Well, here I am, at the dawn of a new working year, and already the disappointments have begun. Yesterday, I looked out of the window and saw that there had been another snowfall and this filled me with a melancholy that would surprise some, I’m sure, especially those who embrace the joyful loveliness of snowfall as they allow their inner child to surface every time it happens, For me, however, whilst being unable to deny the beauty of it, fresh snowfall is always something of a pain in the backside.
The car will usually have to have all its windows scraped before I can go anywhere, the locks will no doubt have to be defrosted, and the drive to the railway station on untreated roads is always a pain. Then, assuming we get there in on piece, there’s the negotiation of the station car park and all the fun that it entails.
Then there was the annual ritual of being unable to find the beloved’s rail pass after the Christmas break coupled with the disappointment of missing the partial eclipse of the sun due to the cloud cover, and, of course those family problems have persisted over the holidays and are continuing.
So, all-in-all it was not the happiest of starts to the working year.
Strangely, it is twenty three years this very week since I took my first tentative steps into the world of full time employment. Once upon a long ago there was a younger (and possibly more annoying) version of me that stepped out into a harsh and forbidding world carrying nothing but a professional qualification that was already becoming increasingly worthless as everything he had so successfully studied for four years was already becoming useless knowledge as the mighty computer age swept through the design industry. I suppose that the fundamentals of “good design” that we’d been taught still had value, but the analogue processes we had used were fast disappearing.
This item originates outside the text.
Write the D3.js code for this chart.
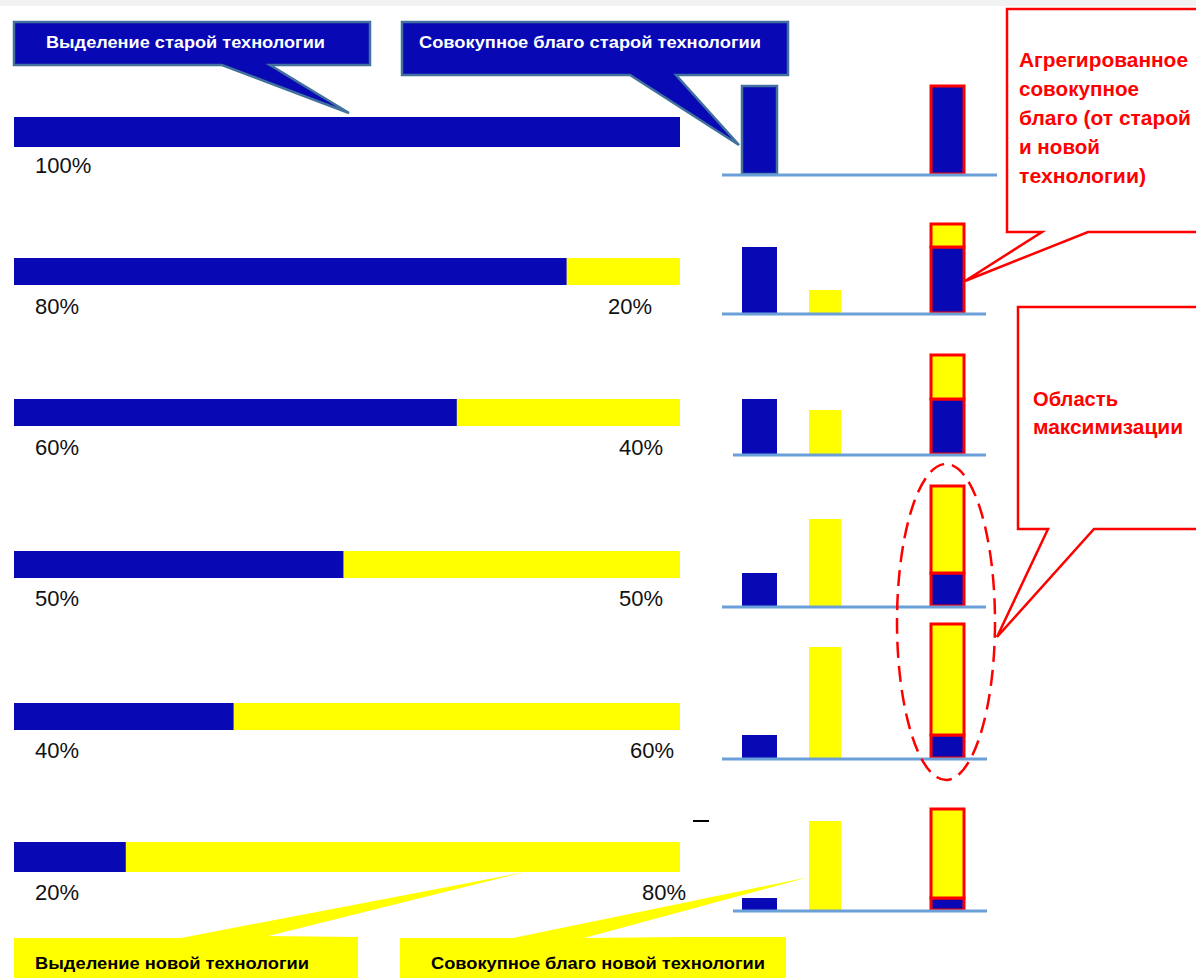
<!DOCTYPE html>
<html><head><meta charset="utf-8">
<script src="https://cdn.jsdelivr.net/npm/d3@7"></script>
<style>html,body{margin:0;padding:0;background:#fff;overflow:hidden}svg{display:block}</style>
</head><body>
<svg id="c" width="1196" height="978"></svg>
<script>
// ---- data ----
const scenarios = ["s100", "s80", "s60", "s50", "s40", "s20"];
const oldShare = [1.0, 0.83, 0.665, 0.495, 0.33, 0.168];          // share of the old technology (bar length)
const oldShareLabels = ["100%", "80%", "60%", "50%", "40%", "20%"];
const newShareLabels = ["", "20%", "40%", "50%", "60%", "80%"];
const oldWelfare = [88, 66, 55, 33, 23, 12];                      // total welfare of the old technology
const newWelfare = [0, 23, 44, 87, 111, 89];                      // total welfare of the new technology
const calloutOldAlloc = "Выделение старой технологии";
const calloutOldWelfare = "Совокупное благо старой технологии";
const calloutNewAlloc = "Выделение новой технологии";
const calloutNewWelfare = "Совокупное благо новой технологии";
const calloutAggregate = ["Агрегированное", "совокупное", "благо (от старой", "и новой", "технологии)"];
const calloutMax = ["Область", "максимизации"];

// ---- layout ----
const BLUE = "#0808b4", YELLOW = "#ffff00", RED = "#ff0000", STEEL = "#41719c", AXIS = "#6a9fd8";
const rowBarTop = [117, 258, 399, 551, 703, 842];
const rowBarH = [30, 27, 27, 27, 27, 30];
const labelBase = [173, 314, 455, 606, 758, 900];
const rightLabelEnd = [0, 652, 663, 663, 674, 686];
const axisBase = [174, 313, 454, 606, 758, 910];
const axisStart = [722, 722, 733, 722, 722, 733];
const axisEnd = [997, 986, 986, 986, 987, 987];
const colX = {old: 742, nw: 809, agg: 931};
const colW = {old: 35, nw: 32, agg: 33};

const svg = d3.select("#c");
const x = d3.scaleLinear().domain([0, 1]).range([14, 680]);
const h = d3.scaleLinear().domain([0, 100]).range([0, 100]);

const rows = scenarios.map((s, i) => ({
  id: s, i, old: oldShare[i], oldLab: oldShareLabels[i], newLab: newShareLabels[i],
  ow: oldWelfare[i], nw: newWelfare[i]
}));

// top grey band
svg.append("rect").attr("x", 0).attr("y", 0).attr("width", 1196).attr("height", 6).attr("fill", "#f2f2f2");

// ---- allocation bars ----
const g = svg.append("g");
g.selectAll("rect.old").data(rows).join("rect").attr("class", "old")
  .attr("x", x(0)).attr("y", d => rowBarTop[d.i])
  .attr("width", d => x(d.old) - x(0)).attr("height", d => rowBarH[d.i]).attr("fill", BLUE);
g.selectAll("rect.new").data(rows.filter(d => d.old < 1)).join("rect").attr("class", "new")
  .attr("x", d => x(d.old)).attr("y", d => rowBarTop[d.i])
  .attr("width", d => x(1) - x(d.old)).attr("height", d => rowBarH[d.i]).attr("fill", YELLOW);

const lblFont = "'Liberation Sans', Arial, sans-serif";
g.selectAll("text.ol").data(rows).join("text").attr("class", "ol")
  .attr("x", 35).attr("y", d => labelBase[d.i]).attr("font-family", lblFont).attr("font-size", 22)
  .attr("fill", "#111").text(d => d.oldLab);
g.selectAll("text.nl").data(rows.filter(d => d.newLab)).join("text").attr("class", "nl")
  .attr("x", d => rightLabelEnd[d.i]).attr("y", d => labelBase[d.i]).attr("text-anchor", "end")
  .attr("font-family", lblFont).attr("font-size", 22).attr("fill", "#111").text(d => d.newLab);

// ---- welfare bars ----
const r = svg.append("g");
r.selectAll("rect.ow").data(rows).join("rect").attr("class", "ow")
  .attr("x", colX.old).attr("width", colW.old)
  .attr("y", d => axisBase[d.i] - h(d.ow)).attr("height", d => h(d.ow))
  .attr("fill", BLUE)
  .attr("stroke", d => d.i === 0 ? STEEL : "none").attr("stroke-width", 2.5);
r.selectAll("rect.nw").data(rows.filter(d => d.nw > 0)).join("rect").attr("class", "nw")
  .attr("x", colX.nw).attr("width", colW.nw)
  .attr("y", d => axisBase[d.i] - h(d.nw)).attr("height", d => h(d.nw)).attr("fill", YELLOW);
// aggregate stacked
const stack = d3.stack().keys(["ow", "nw"])(rows);
stack.forEach((layer, k) => {
  r.selectAll("rect.agg" + k).data(layer.filter(d => d[1] > d[0])).join("rect").attr("class", "agg" + k)
    .attr("x", colX.agg).attr("width", colW.agg)
    .attr("y", d => axisBase[d.data.i] - h(d[1])).attr("height", d => h(d[1]) - h(d[0]))
    .attr("fill", k === 0 ? BLUE : YELLOW).attr("stroke", RED).attr("stroke-width", 3);
});
// baselines
r.selectAll("line.ax").data(rows).join("line").attr("class", "ax")
  .attr("x1", d => axisStart[d.i]).attr("x2", d => axisEnd[d.i])
  .attr("y1", d => axisBase[d.i] + 1).attr("y2", d => axisBase[d.i] + 1)
  .attr("stroke", AXIS).attr("stroke-width", 3);

// small dash
svg.append("line").attr("x1", 693).attr("x2", 709).attr("y1", 821).attr("y2", 821)
  .attr("stroke", "#000").attr("stroke-width", 2);

// ---- callouts ----
const line = d3.line();
function callout(pts, fill, stroke, sw) {
  svg.append("path").attr("d", line(pts) + "Z").attr("fill", fill)
    .attr("stroke", stroke).attr("stroke-width", sw).attr("stroke-linejoin", "miter");
}
function label(txt, xx, yy, len, size, color, weight) {
  svg.append("text").attr("x", xx).attr("y", yy).attr("font-family", lblFont)
    .attr("font-size", size).attr("font-weight", weight || "bold").attr("fill", color)
    .attr("textLength", len).attr("lengthAdjust", "spacingAndGlyphs").text(txt);
}
// blue top callouts
callout([[14,22],[370,22],[370,65],[270,65],[349,113],[222,65],[14,65]], BLUE, STEEL, 2.5);
label(calloutOldAlloc, 46, 48, 279, 17, "#fff");
callout([[402,22],[788,22],[788,75],[676,75],[739,145],[630,75],[402,75]], BLUE, STEEL, 2.5);
label(calloutOldWelfare, 419, 48, 342, 17, "#fff");

// yellow bottom callouts
callout([[14,938],[181,938],[525,872],[268,936],[358,937],[358,985],[14,985]], YELLOW, "none", 0);
label(calloutNewAlloc, 35, 969, 274, 17, "#000");
callout([[400,938],[513,938],[809,877],[584,938],[686,937],[786,937],[786,985],[400,985]], YELLOW, "none", 0);
label(calloutNewWelfare, 431, 969, 334, 17, "#000");

// red callouts
callout([[1007,9],[1215,9],[1215,232],[1088,232],[965,281],[1042,232],[1007,232]], "#fff", RED, 2.5);
const aggLens = [169, 120, 172, 81, 127];
calloutAggregate.forEach((t, k) => label(t, 1019, 67 + k * 29, aggLens[k], 20, RED));
callout([[1018,307],[1215,307],[1215,529],[1094,529],[997,637],[1048,529],[1018,529]], "#fff", RED, 2.5);
const maxLens = [85, 150];
calloutMax.forEach((t, k) => label(t, 1033, 406 + k * 28, maxLens[k], 20, RED));

// dashed ellipse around maximisation area
svg.append("ellipse").attr("cx", 946).attr("cy", 622).attr("rx", 49).attr("ry", 158)
  .attr("fill", "none").attr("stroke", RED).attr("stroke-width", 2.5).attr("stroke-dasharray", "16 8");
</script>
</body></html>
Although, at that time, not for a while yet.
I’d gone to Art College with the rather bizarre idea that one day I might work for the BBC. The pre-1990s “creative” BBC was really the only company that I ever really wanted to work for, and, quite possibly the only ambition I can honestly claim to have ever had. After graduation, I did my level (and obviously not very good) best to persuade them to employ me. Sadly, they never did see it my way, and that dream eventually fizzled and died on the vine. After qualifying, I spent eighteen months failing to find any kind of work at all (this was the mid-eighties when 60% of Graphic Design jobs disappeared forever) except for my laughable attempt at setting up my own business as a freelance illustrator on the “Youth Enterprise Scheme” which did at least remove me from the government’s jobless totals, even if it never got me out of the rut of afternoon naps, a daily Toblerone, and watching “Neighbours” twice daily. I didn’t make much money either, but then I was never destined to be a businessman (or a “Dragon” as I believe they are called these days) and would probably have been much better off if I’d known that a lot sooner.
Back at the dawn of the new century I was clearing my stuff out of my mother's house before she moved, and I found an envelope cram-packed full of my old rejection letters from that fruitless 18 months during the decade of big hair and shoulder-pads. So many rejection letters you would not believe. Actually, given the massive “success” of my subsequent “career” maybe you would believe.
It could be they all had a point, but I digress.
Amongst them was one from the man who eventually became my first manager, dating from a full 7 months from before I first went wide-eyed and fearful – my future team leader almost scared me to death on one of the interview days which is bloody ridiculous when I realise what a terrifically nice bloke he turned out to be - through the dusty portals of that top floor office of a building called Barlow House. I have no recollection whatsoever of making that earlier application, and if it wasn’t for some youthful resilience which I sadly lack nowadays (or possibly just a very bad memory) I might never have filled in the application the following December that finally brought me a successful interview that brought me into that intimate circle which was then known as Barlow Studio.
In fact I still find it hard to quite believe what a difference my interview that day has made to my life. For good or ill, that studio was the only place that took a punt on me back in 1988, despite my turning up as “the prat in the hat”, despite my failing utterly at the interview (I’ve been told that it wasn't the interview that persuaded him, it was the fact that he had no other plans for the afternoon so we might as well just “have a chat” - a very devious interview technique I now realise, but one I wish I'd come across more often...) and despite the choice coming down to a girl called Petra, myself and A.N. Other (with A.N. Other apparently the preferred choice...).
So, despite all the odds, for twenty three years I have carved out some kind of career at the blunt end of the Graphic Design business, where many of those who graduated with me went off instead to be bus drivers or other things not remotely connected to the training we did, so I guess, despite the many times I’ve railed against what I’ve been doing on my more ungrateful days, I guess I’ve been kind of lucky.
I also realise that I’m still very lucky to be working at all, especially after the child they allowed to interview me at one agency a few years ago told me quite bluntly that “I wasn’t really a designer”, but, despite all this, the annual return to the Rat Race after the long winter break still remains a very tough thing to face, no matter how lucky you are.